タイの報道を読む 格差拡大

東京に居ながらにして何が分かるのかと自問自答しながら書いているこのシリーズだが、プラユット首相が「3月26日に非常事態宣言を施行する」と発言した3月24日について少し書いておきたい。その丁度1年前、すなわち2019年3月24日に行われた総選挙は不正に満ちていた。新型コロナウイルスが世界を混乱させているのは選挙の厳正さを軽んじたタイ軍事政権のせいだと言えば飛躍になるが因縁を感じる。しかし謎の疫病が経済を混乱させ多くの人々が失業し、普段ドイツに滞在されている方も「愚かな国王が私達を死に追いやる」と露骨に非難されるように。国民が苦しんでいるときにも我関せずなので当然なのだが、貧富の格差世界一のタイの貧困層の苦しみは普通の日本人にも想像が及ばない。
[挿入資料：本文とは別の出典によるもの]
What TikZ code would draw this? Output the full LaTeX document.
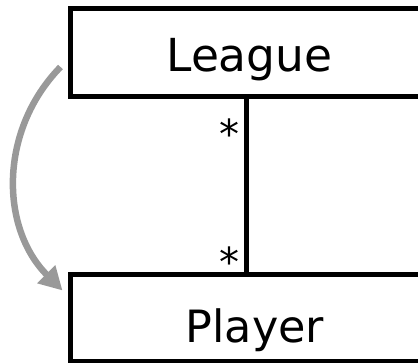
\documentclass[tikz,border=0pt]{standalone}
\usepackage{fontspec}
\setmainfont{DejaVu Sans}
\usetikzlibrary{arrows.meta}
\definecolor{arrowgray}{RGB}{153,153,153}
\begin{document}
\begin{tikzpicture}[x=1pt,y=-1pt,
  classbox/.style={draw=black, line width=5pt, inner sep=0pt, rectangle},
  assoc/.style={draw=black, line width=4.5pt},
  starlbl/.style={inner sep=0pt, anchor=base east, font=\fontsize{40}{42}\selectfont},
  garrow/.style={draw=arrowgray, line width=6.5pt, -{Triangle[length=23pt,width=24pt]}}]
\path[use as bounding box, clip] (0,0) rectangle (418,363);
\node[classbox, minimum width=358pt, minimum height=88.5pt,
      text height=38.5pt, text depth=0pt, font=\fontsize{45.5}{50}\selectfont]
      (league) at (249.5,52.75) {League};
\node[classbox, minimum width=368.4pt, minimum height=87pt,
      text height=50pt, text depth=0pt, font=\fontsize{44.5}{50}\selectfont]
      (player) at (255,318) {Player};
\draw[assoc] ([xshift=-3pt]league.south) -- ([xshift=-3pt]league.south |- player.north)
  node[starlbl, pos=0.283, xshift=-4.5pt] (s1) {*}
  node[starlbl, pos=1.028, xshift=-4.5pt] (s2) {*};
\draw[garrow] ([xshift=-7.5pt,yshift=-14.25pt]league.west)
  .. controls +(-61.7,63.3) and +(-62.5,-62.5) ..
  ([xshift=-5.8pt,yshift=-18.5pt]player.north west);
\end{tikzpicture}
\end{document}
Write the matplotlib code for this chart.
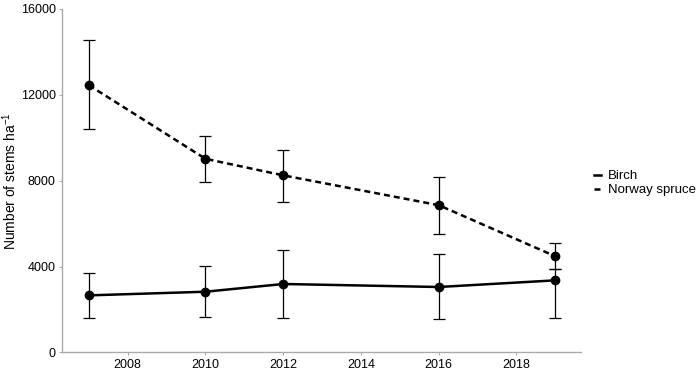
import matplotlib
matplotlib.use("Agg")
from matplotlib import pyplot as plt

plt.rcParams['font.family'] = ['Liberation Sans', 'DejaVu Sans']
plt.rcParams['mathtext.fontset'] = 'custom'
plt.rcParams['mathtext.rm'] = 'Liberation Sans'

years = [2007, 2010, 2012, 2016, 2019]

spruce = [12450, 9020, 8250, 6860, 4480]
spruce_upper = [14550, 10090, 9440, 8150, 5100]
spruce_lower = [10400, 7950, 7010, 5520, 3870]

birch = [2660, 2830, 3190, 3050, 3360]
birch_upper = [3720, 4030, 4760, 4600, 3870]
birch_lower = [1600, 1650, 1600, 1540, 1620]

xticks = [2008, 2010, 2012, 2014, 2016, 2018]
yticks = [0, 4000, 8000, 12000, 16000]

fig = plt.figure(figsize=(7, 3.71), dpi=100)
ax = fig.add_axes([0.0886, 0.0499, 0.742, 0.926])

def draw(vals, upper, lower, style, label):
    err = [[v - lo for v, lo in zip(vals, lower)], [up - v for v, up in zip(vals, upper)]]
    ax.errorbar(years, vals, yerr=err, fmt='none', ecolor='black', elinewidth=0.9,
                capsize=4.5, capthick=0.9, zorder=2)
    ax.plot(years, vals, color='black', linewidth=1.8, linestyle=style, label=label, zorder=3)
    ax.plot(years, vals, 'o', color='black', markersize=6, zorder=4)

draw(birch, birch_upper, birch_lower, '-', 'Birch')
draw(spruce, spruce_upper, spruce_lower, (0, (2.4, 1.6)), 'Norway spruce')

ax.set_xlim(2006.31, 2019.67)
ax.set_ylim(0, 16000)
ax.set_xticks(xticks)
ax.set_yticks(yticks)
ax.tick_params(labelsize=9, length=2.5, width=0.6, color='#999999', labelcolor='black', pad=2)
for side in ['top', 'right']:
    ax.spines[side].set_visible(False)
for side in ['left', 'bottom']:
    ax.spines[side].set_color('#aaaaaa')
    ax.spines[side].set_linewidth(1.0)

ax.set_ylabel('Number of stems ha$^{-1}$', fontsize=10)
ax.yaxis.set_label_coords(-0.083, 0.5)

ax.legend(loc='center left', bbox_to_anchor=(1.0, 0.493), frameon=False, fontsize=9.5,
          handlelength=0.55, handletextpad=0.5, labelspacing=0.12, borderaxespad=0.55)

fig.savefig('out.png', dpi=100)
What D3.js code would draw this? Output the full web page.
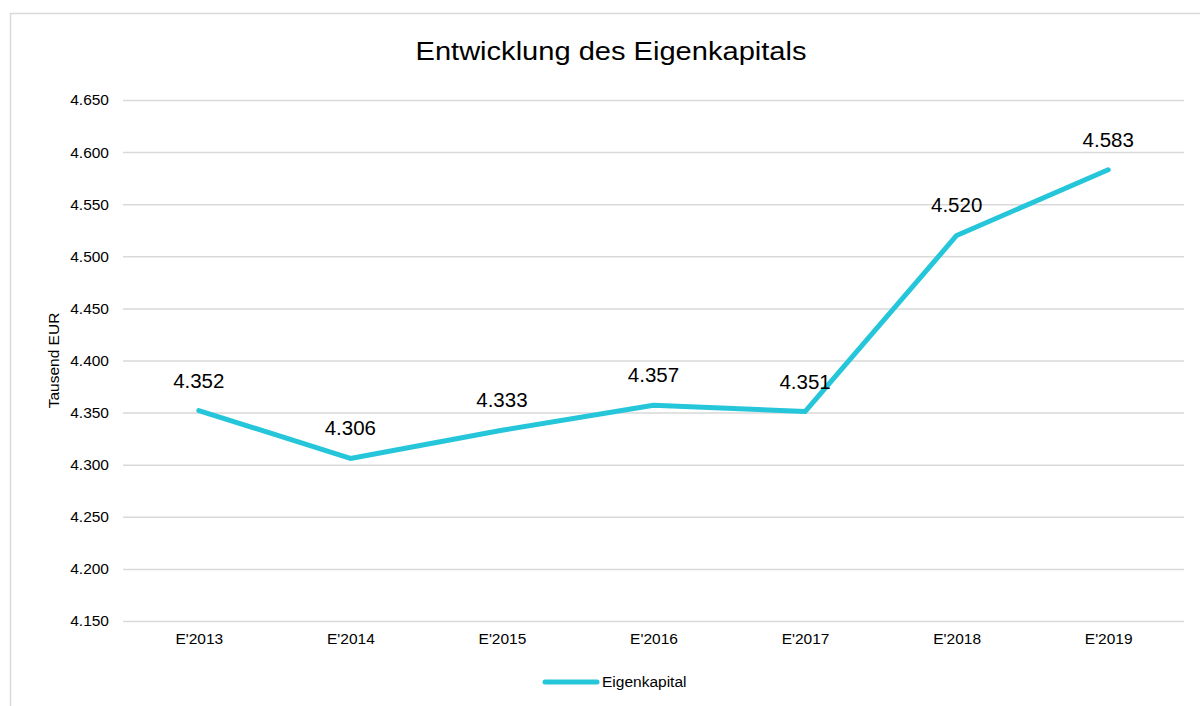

私は失業が増えると自動的に犯罪も増えると以前書いた。確かに増えたが予測したような強盗や麻薬密売はそれほどでもなく、 もっと悲惨な犯罪が目についた。

上記の記事はバンコク隣県、スワンナプーム国際空港のあるサムットプラカーン県で起きた嬰児死体遺棄についてのもの。廃品回収業の女性51歳が出物はないかとごみ捨て場にあるタンクを漁っていたら紐のようなものが目についた。彼女はそれを最初魚の内蔵だと思ったがビニール袋からはみ出していたへその緒だった。その袋の中にはタオルに包まれた9カ月目と判断された嬰児の死体。男の子。警察は出産した母親が自らへその緒を切り死体を棄てて行ったと判断して母親の行方を追っている。3月24日の報道だがいまだに母親逮捕の続報はない。